The Secret Service Is Chilling Out on Weed Restrictions
The Secret Service is looking to add 3,000 more agents to their ranks over the next few years—they need to staff for Melania’s 24-hour New York City security detail and to keep track of Trump’s weekend trips to Mar-A-Lago and other family excursions, after all.
So, in response to the fact that most young people have smoked weed at least once or twice before, they are changing their policiesfor new potential hires. They no longer care how many times an applicant has smoked weed, but instead are going to focus on the last time an applicant consumed marijuana before they applied for the job (was it a year before? An hour?).
Magazine Sale Is a Sign of The High Times
High Times, started as a counterculture rag about weed 43 years ago, has now been sold for $70 million to Los Angeles-based investment firm Oreva Capital (whose investors include Damian Marley, son of the late Bob Marley and venture capitalist Adam Levin). The investment group says they plan to expand the magazine’s presence and sponsorship of the Cannabis Cup, their signature event. No word on whether their famous centerfolds of those sexy, dank buds will continue.
Colorado’s “Marijuana Tax Cash Fund” Helps Fund Schools and Mental Health Programs
Colorado raked in $105 million from marijuana tax revenues last year—and they’re putting the money to very good use. The money will go towards housing assistance to the homeless, reducing incarceration rates of the mentally ill in jails, and sending health professionals to counties suffering from the opioid epidemic.
African-American Woman in Washington State Denied Marijuana License Because Her Husband Is in Prison
Check out The Stranger’s Steven Hsieh’s story about an African-American woman in Washington State who tried to get a marijuana license but couldn’t—because her husband was in prison: “The WSLCB maintains that Haines-Marchel only has one option if she wants to sell legal weed,” the article states, “‘She would have to get a divorce,’ said board spokesman Brian Smith.”

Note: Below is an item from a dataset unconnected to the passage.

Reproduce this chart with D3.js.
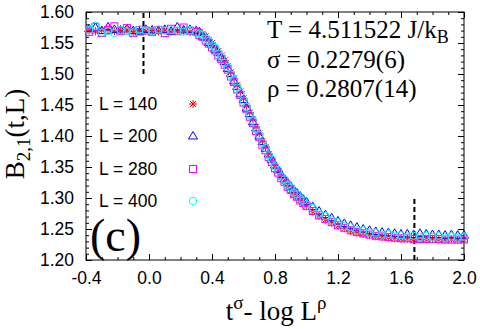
<!DOCTYPE html>
<html><head><meta charset="utf-8">
<script src="https://cdn.jsdelivr.net/npm/d3@7/dist/d3.min.js"></script>
<style>
body{margin:0;background:#fff;}
svg{display:block;}
.tick text{font-family:'Liberation Sans',Arial,sans-serif;font-size:17.5px;fill:#000;}
.serif{font-family:'Liberation Serif','Times New Roman',serif;}
.sans{font-family:'Liberation Sans',Arial,sans-serif;}
</style></head>
<body><svg id="c" width="480" height="329"></svg>
<script>
// ---------- data ----------
const xVals = [-0.38,-0.34,-0.30,-0.26,-0.22,-0.18,-0.14,-0.10,-0.06,-0.02,0.02,0.06,0.10,0.14,0.18,0.22,0.26,0.30,
0.32,0.34,0.36,0.38,0.40,0.42,0.44,0.46,0.48,0.50,0.52,0.54,0.56,0.58,0.60,0.62,0.64,0.66,0.68,0.70,0.72,0.74,0.76,0.78,0.80,0.82,0.84,0.86,0.88,0.90,0.92,0.94,0.96,0.98,1.00,
1.04,1.08,1.12,1.16,1.20,1.24,1.28,1.32,1.36,1.40,1.44,1.48,1.52,1.56,1.60,1.64,1.68,1.72,1.76,1.80,1.84,1.88,1.92,1.96,2.00];

const yL140 = [1.570,1.569,1.571,1.572,1.569,1.570,1.571,1.568,1.570,1.569,1.570,1.569,1.571,1.568,1.569,1.570,1.568,1.567,
1.568,1.565,1.561,1.555,1.550,1.544,1.537,1.530,1.522,1.513,1.503,1.493,1.482,1.472,1.461,1.449,1.438,1.427,1.415,1.404,1.392,1.382,1.371,1.361,1.352,1.343,1.334,1.327,1.319,1.312,1.306,1.301,1.296,1.291,1.287,
1.278,1.271,1.265,1.260,1.255,1.251,1.247,1.244,1.242,1.240,1.238,1.237,1.236,1.235,1.234,1.234,1.233,1.233,1.233,1.234,1.233,1.232,1.233,1.232,1.233];

const yL200 = [1.573,1.575,1.570,1.576,1.572,1.571,1.573,1.570,1.568,1.572,1.571,1.570,1.572,1.569,1.576,1.571,1.572,1.570,
1.568,1.561,1.559,1.551,1.548,1.540,1.535,1.526,1.520,1.509,1.501,1.489,1.480,1.468,1.459,1.445,1.436,1.423,1.413,1.400,1.391,1.380,1.371,1.362,1.353,1.346,1.338,1.331,1.325,1.319,1.313,1.308,1.303,1.298,1.294,
1.286,1.279,1.273,1.268,1.263,1.259,1.256,1.253,1.250,1.248,1.246,1.245,1.244,1.243,1.242,1.242,1.241,1.243,1.242,1.241,1.241,1.240,1.241,1.240,1.240];

const yL280 = [1.568,1.576,1.566,1.571,1.577,1.569,1.574,1.566,1.571,1.570,1.568,1.571,1.566,1.573,1.569,1.575,1.570,1.568,
1.563,1.560,1.554,1.549,1.543,1.538,1.530,1.524,1.515,1.507,1.496,1.487,1.475,1.466,1.454,1.443,1.431,1.421,1.408,1.398,1.386,1.377,1.366,1.358,1.348,1.341,1.332,1.326,1.318,1.313,1.306,1.302,1.296,1.292,1.287,
1.279,1.272,1.266,1.261,1.256,1.252,1.248,1.245,1.243,1.241,1.239,1.238,1.237,1.236,1.235,1.235,1.234,1.234,1.234,1.234,1.234,1.233,1.233,1.233,1.233];

const yL400 = [1.571,1.578,1.567,1.569,1.566,1.571,1.569,1.567,1.572,1.570,1.569,1.572,1.570,1.571,1.570,1.568,1.571,1.566,
1.565,1.563,1.557,1.553,1.546,1.542,1.533,1.528,1.518,1.511,1.499,1.491,1.478,1.470,1.457,1.447,1.434,1.425,1.411,1.402,1.389,1.381,1.369,1.362,1.351,1.345,1.335,1.330,1.321,1.317,1.309,1.306,1.299,1.296,1.290,
1.284,1.275,1.271,1.264,1.261,1.255,1.253,1.248,1.248,1.244,1.244,1.241,1.242,1.239,1.240,1.238,1.239,1.237,1.239,1.237,1.239,1.236,1.238,1.236,1.238];

const seriesLabels = ["L = 140","L = 200","L = 280","L = 400"];
const seriesColors = ["#ff0000","#0000ff","#ff00ff","#00ffff"];
const seriesShapes = ["star","triangle","square","circle"];
const seriesY = [yL140,yL200,yL280,yL400];

const xTickLabels = [-0.4,0.0,0.4,0.8,1.2,1.6,2.0];
const yTickLabels = [1.20,1.25,1.30,1.35,1.40,1.45,1.50,1.55,1.60];
const dashedMarks = [{x:-0.035,y0:1.50,y1:1.60},{x:1.685,y0:1.20,y1:1.30}];

// ---------- layout ----------
const L=86,R=464,T=12,B=260;
const svg=d3.select("#c");
const x=d3.scaleLinear().domain([-0.4,2.0]).range([L,R]);
const y=d3.scaleLinear().domain([1.20,1.60]).range([B,T]);

// axes (ticks inward, mirrored)
const xMinor=d3.range(-0.4,2.0001,0.1);
const yMinor=d3.range(1.20,1.60001,0.01);
function ax(gen,tx,ty,vals,size,fmt){
  const g=svg.append("g").attr("transform",`translate(${tx},${ty})`)
    .call(gen.tickValues(vals).tickSize(size).tickPadding(12).tickFormat(fmt));
  g.select(".domain").remove();
  g.selectAll(".tick line").attr("stroke","#000").attr("stroke-width",1);
  return g;
}
const none=()=>"";
const fx=v=>d3.format(".1f")(v).replace("\u2212","-");
ax(d3.axisBottom(x),0,B,xTickLabels,-6,fx);
ax(d3.axisBottom(x),0,B,xMinor,-3,none);
ax(d3.axisTop(x),0,T,xTickLabels,-6,none);
ax(d3.axisTop(x),0,T,xMinor,-3,none);
ax(d3.axisLeft(y),L,0,yTickLabels,-6,d3.format(".2f"));
ax(d3.axisLeft(y),L,0,yMinor,-3,none);
ax(d3.axisRight(y),R,0,yTickLabels,-6,none);
ax(d3.axisRight(y),R,0,yMinor,-3,none);
svg.selectAll(".tick text").attr("font-family",null).attr("font-size",null);
svg.append("rect").attr("x",L).attr("y",T).attr("width",R-L).attr("height",B-T)
  .attr("fill","none").attr("stroke","#000").attr("stroke-width",1);

// dashed lines
svg.selectAll("line.dash").data(dashedMarks).enter().append("line")
  .attr("x1",d=>x(d.x)).attr("x2",d=>x(d.x)).attr("y1",d=>y(d.y0)).attr("y2",d=>y(d.y1))
  .attr("stroke","#000").attr("stroke-width",2).attr("stroke-dasharray","5,3");

// markers
function shape(sel,kind,color){
  if(kind==="star"){
    sel.append("path").attr("d","M-4,0H4M0,-4V4M-3,-3L3,3M-3,3L3,-3").attr("stroke",color).attr("stroke-width",1).attr("fill","none");
  } else if(kind==="triangle"){
    sel.append("path").attr("d","M0,-4.5L4.5,3L-4.5,3Z").attr("stroke",color).attr("stroke-width",1).attr("fill","none");
  } else if(kind==="square"){
    sel.append("rect").attr("x",-3.5).attr("y",-3.5).attr("width",7).attr("height",7).attr("stroke",color).attr("stroke-width",1).attr("fill","none");
  } else {
    sel.append("circle").attr("r",3.7).attr("stroke",color).attr("stroke-width",1).attr("fill","none");
  }
}
seriesY.forEach((ys,i)=>{
  const pts=xVals.map((xv,j)=>({x:xv,y:ys[j]}));
  const g=svg.append("g");
  g.selectAll("g").data(pts).enter().append("g")
    .attr("transform",d=>`translate(${x(d.x)},${y(d.y)})`)
    .each(function(){shape(d3.select(this),seriesShapes[i],seriesColors[i]);});
});

// legend
const legY=[104,136,169,201];
seriesLabels.forEach((lab,i)=>{
  svg.append("text").attr("class","sans").attr("x",99).attr("y",legY[i]+6).attr("font-size",17.5).text(lab);
  const g=svg.append("g").attr("transform",`translate(193,${legY[i]})`);
  shape(g,seriesShapes[i],seriesColors[i]);
});

// annotations
const t1=svg.append("text").attr("class","serif").attr("x",267).attr("y",38).attr("font-size",25);
t1.append("tspan").text("T = 4.511522 J/k");
t1.append("tspan").attr("dy",5).attr("font-size",18).text("B");
svg.append("text").attr("class","serif").attr("x",267).attr("y",68).attr("font-size",25).text("σ = 0.2279(6)");
svg.append("text").attr("class","serif").attr("x",267).attr("y",97).attr("font-size",25).text("ρ = 0.2807(14)");
svg.append("text").attr("class","serif").attr("x",90).attr("y",251).attr("font-size",46).text("(c)");

// axis titles
const xl=svg.append("text").attr("class","serif").attr("x",276).attr("y",320).attr("text-anchor","middle").attr("font-size",27);
xl.append("tspan").text("t");
xl.append("tspan").attr("dy",-11).attr("font-size",19).text("σ");
xl.append("tspan").attr("dy",11).text("- log L");
xl.append("tspan").attr("dy",-11).attr("font-size",19).text("ρ");

const yl=svg.append("text").attr("class","serif").attr("transform","translate(24,134) rotate(-90)").attr("text-anchor","middle").attr("font-size",27);
yl.append("tspan").text("B");
yl.append("tspan").attr("dy",6).attr("font-size",19).text("2,1");
yl.append("tspan").attr("dy",-6).text("(t,L)");
</script></body></html>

Weed with Tobacco Is Bad for Your Health But Good For Your Memory
Concludes a new study by University College London. The study debunked a popular myth – that smoking tobacco with weed will get you higher. But it also showed that mixing weed with tobacco (popular among the Europeans but less of a thing here) will help sharpen your memory (or least, lessen to impact of short-term memory loss that happens with pure cannabis alone) and increase concentration. However, adding tobacco to weed increases the risk of heart disease and raises blood pressure.